**What you are asked to do**
In the material below, list every line carrying the string "with".

**Data shown**

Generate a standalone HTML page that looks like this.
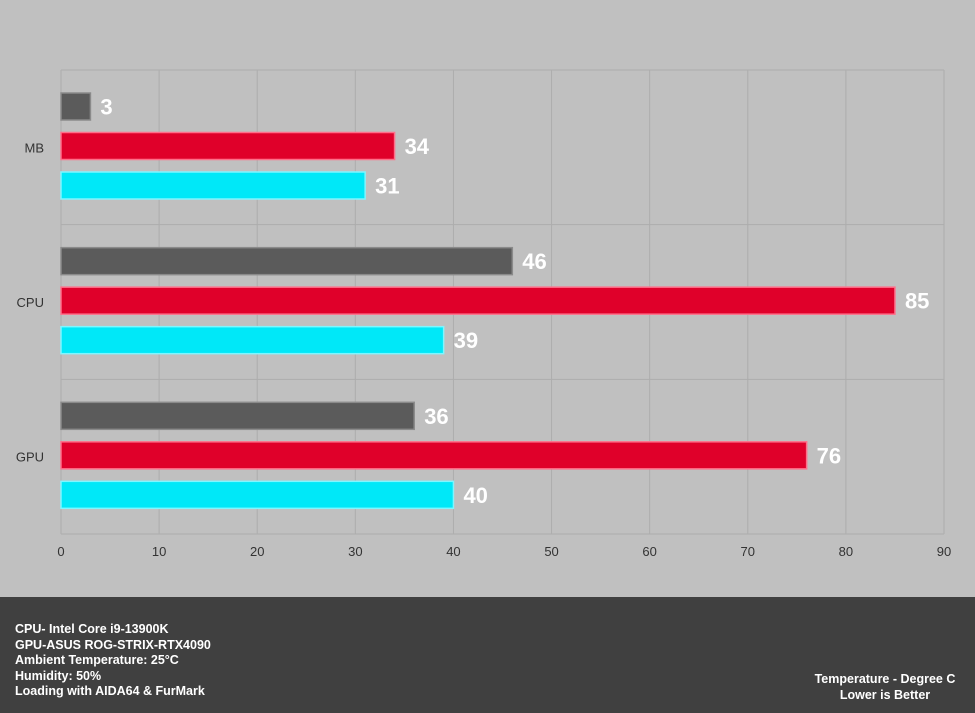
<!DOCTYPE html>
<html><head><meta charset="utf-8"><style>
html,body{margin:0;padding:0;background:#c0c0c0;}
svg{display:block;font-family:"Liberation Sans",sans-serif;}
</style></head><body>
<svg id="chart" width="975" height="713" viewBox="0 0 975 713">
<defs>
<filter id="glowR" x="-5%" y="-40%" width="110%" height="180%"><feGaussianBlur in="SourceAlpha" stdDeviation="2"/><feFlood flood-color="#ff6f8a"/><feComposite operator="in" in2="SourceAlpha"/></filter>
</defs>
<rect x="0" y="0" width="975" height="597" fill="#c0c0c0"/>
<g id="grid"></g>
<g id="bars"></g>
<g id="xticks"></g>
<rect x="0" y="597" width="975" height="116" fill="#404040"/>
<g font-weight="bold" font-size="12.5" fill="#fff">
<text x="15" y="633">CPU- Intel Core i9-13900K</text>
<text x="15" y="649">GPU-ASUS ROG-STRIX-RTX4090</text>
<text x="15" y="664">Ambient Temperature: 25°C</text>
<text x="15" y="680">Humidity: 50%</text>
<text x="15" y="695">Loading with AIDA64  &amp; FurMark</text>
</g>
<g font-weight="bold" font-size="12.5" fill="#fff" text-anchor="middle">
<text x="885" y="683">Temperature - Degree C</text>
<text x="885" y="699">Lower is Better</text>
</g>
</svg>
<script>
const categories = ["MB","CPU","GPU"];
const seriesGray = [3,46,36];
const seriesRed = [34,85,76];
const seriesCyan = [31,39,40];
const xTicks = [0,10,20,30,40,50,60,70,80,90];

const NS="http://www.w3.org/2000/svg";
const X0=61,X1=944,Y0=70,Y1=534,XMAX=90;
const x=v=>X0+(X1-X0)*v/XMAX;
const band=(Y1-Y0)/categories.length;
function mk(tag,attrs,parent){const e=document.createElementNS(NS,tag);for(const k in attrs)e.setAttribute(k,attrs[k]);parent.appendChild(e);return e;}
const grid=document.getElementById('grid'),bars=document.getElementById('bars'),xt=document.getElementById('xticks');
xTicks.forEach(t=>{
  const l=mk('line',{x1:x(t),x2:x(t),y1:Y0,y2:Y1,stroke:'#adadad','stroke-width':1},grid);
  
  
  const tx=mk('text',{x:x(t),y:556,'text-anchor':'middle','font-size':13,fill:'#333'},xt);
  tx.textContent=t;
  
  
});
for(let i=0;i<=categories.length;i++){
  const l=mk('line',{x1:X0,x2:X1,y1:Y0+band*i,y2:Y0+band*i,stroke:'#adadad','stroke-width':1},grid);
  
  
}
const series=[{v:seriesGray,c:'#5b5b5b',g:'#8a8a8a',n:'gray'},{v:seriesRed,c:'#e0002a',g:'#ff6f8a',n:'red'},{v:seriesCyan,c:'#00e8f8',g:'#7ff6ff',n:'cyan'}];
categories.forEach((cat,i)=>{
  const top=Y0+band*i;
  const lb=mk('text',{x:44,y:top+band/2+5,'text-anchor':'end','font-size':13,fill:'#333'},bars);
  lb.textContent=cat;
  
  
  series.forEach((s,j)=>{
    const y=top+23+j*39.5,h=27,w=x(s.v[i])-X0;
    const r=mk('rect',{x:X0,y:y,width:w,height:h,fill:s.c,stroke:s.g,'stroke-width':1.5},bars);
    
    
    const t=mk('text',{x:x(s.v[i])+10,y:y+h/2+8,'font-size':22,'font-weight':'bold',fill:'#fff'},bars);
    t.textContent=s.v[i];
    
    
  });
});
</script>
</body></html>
==
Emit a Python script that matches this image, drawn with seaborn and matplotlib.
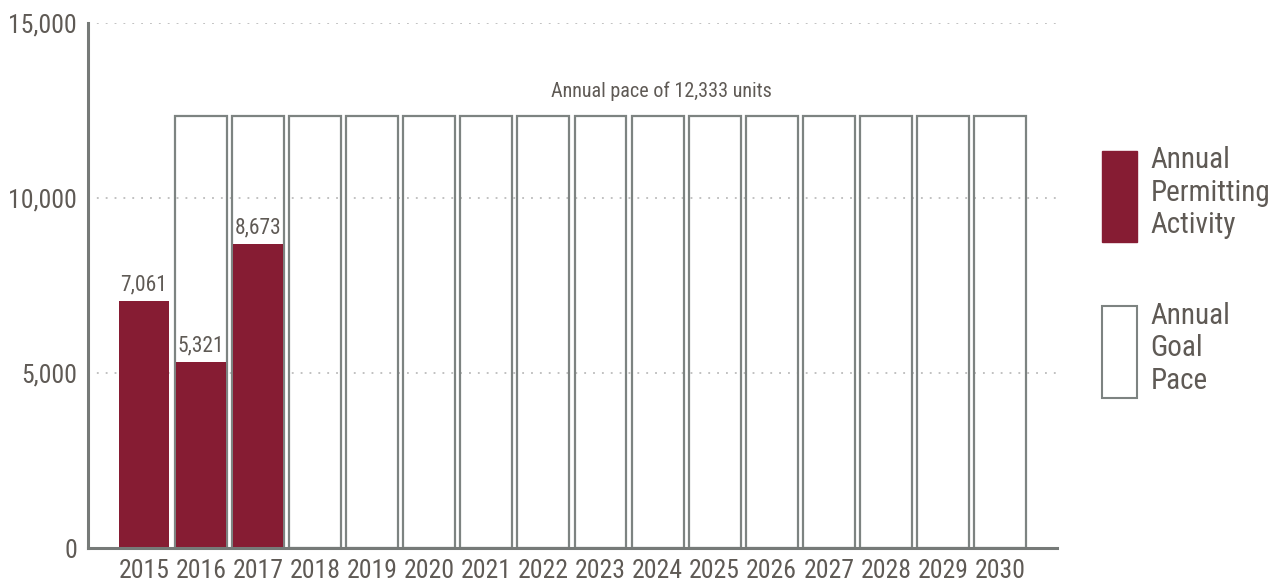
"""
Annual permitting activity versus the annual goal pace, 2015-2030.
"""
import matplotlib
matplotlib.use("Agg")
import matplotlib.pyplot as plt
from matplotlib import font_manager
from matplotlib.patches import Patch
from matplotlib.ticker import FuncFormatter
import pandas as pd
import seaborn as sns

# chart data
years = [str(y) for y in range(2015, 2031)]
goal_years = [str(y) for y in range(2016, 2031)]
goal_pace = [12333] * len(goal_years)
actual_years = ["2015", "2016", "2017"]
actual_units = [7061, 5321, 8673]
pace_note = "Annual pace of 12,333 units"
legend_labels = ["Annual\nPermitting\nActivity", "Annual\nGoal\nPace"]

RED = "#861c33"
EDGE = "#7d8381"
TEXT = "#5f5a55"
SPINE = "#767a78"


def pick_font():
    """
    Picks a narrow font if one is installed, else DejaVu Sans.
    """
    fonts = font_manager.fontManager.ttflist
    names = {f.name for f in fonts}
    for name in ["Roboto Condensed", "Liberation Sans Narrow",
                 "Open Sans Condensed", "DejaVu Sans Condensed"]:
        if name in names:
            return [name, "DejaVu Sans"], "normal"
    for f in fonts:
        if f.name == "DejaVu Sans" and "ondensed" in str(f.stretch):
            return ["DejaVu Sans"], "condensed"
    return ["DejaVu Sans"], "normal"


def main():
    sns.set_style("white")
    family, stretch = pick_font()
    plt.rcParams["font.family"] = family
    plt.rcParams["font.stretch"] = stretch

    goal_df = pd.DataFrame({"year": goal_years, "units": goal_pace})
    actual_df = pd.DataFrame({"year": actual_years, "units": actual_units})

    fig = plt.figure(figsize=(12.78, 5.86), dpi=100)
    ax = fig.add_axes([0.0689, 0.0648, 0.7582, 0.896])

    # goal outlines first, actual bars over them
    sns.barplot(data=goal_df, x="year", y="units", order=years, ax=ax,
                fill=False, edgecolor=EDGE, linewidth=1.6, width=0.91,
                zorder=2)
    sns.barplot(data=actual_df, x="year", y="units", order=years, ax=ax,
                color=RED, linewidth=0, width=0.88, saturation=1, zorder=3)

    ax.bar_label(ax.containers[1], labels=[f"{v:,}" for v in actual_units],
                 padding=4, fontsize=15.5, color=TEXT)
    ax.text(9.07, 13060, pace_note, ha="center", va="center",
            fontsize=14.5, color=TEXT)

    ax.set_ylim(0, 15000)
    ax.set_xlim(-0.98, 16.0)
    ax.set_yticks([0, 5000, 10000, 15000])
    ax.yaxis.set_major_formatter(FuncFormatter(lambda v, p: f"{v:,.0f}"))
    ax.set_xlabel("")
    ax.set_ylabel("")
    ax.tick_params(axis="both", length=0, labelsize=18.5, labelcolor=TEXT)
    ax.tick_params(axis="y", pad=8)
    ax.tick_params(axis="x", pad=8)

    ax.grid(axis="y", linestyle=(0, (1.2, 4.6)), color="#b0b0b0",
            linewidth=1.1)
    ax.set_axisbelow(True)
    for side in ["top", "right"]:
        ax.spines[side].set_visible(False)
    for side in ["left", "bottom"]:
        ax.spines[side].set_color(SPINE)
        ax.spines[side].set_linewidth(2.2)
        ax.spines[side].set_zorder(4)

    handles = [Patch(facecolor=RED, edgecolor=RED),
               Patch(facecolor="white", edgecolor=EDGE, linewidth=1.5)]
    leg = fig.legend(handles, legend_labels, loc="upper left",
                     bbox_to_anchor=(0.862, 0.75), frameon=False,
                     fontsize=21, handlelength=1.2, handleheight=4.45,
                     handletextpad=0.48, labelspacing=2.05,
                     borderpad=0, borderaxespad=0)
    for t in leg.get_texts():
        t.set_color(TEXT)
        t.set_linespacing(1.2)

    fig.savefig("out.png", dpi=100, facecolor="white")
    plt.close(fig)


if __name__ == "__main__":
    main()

**Reply to the task**
<text x="15" y="695">Loading with AIDA64  &amp; FurMark</text>
Emit a Python script that matches this image, drawn with seaborn and matplotlib.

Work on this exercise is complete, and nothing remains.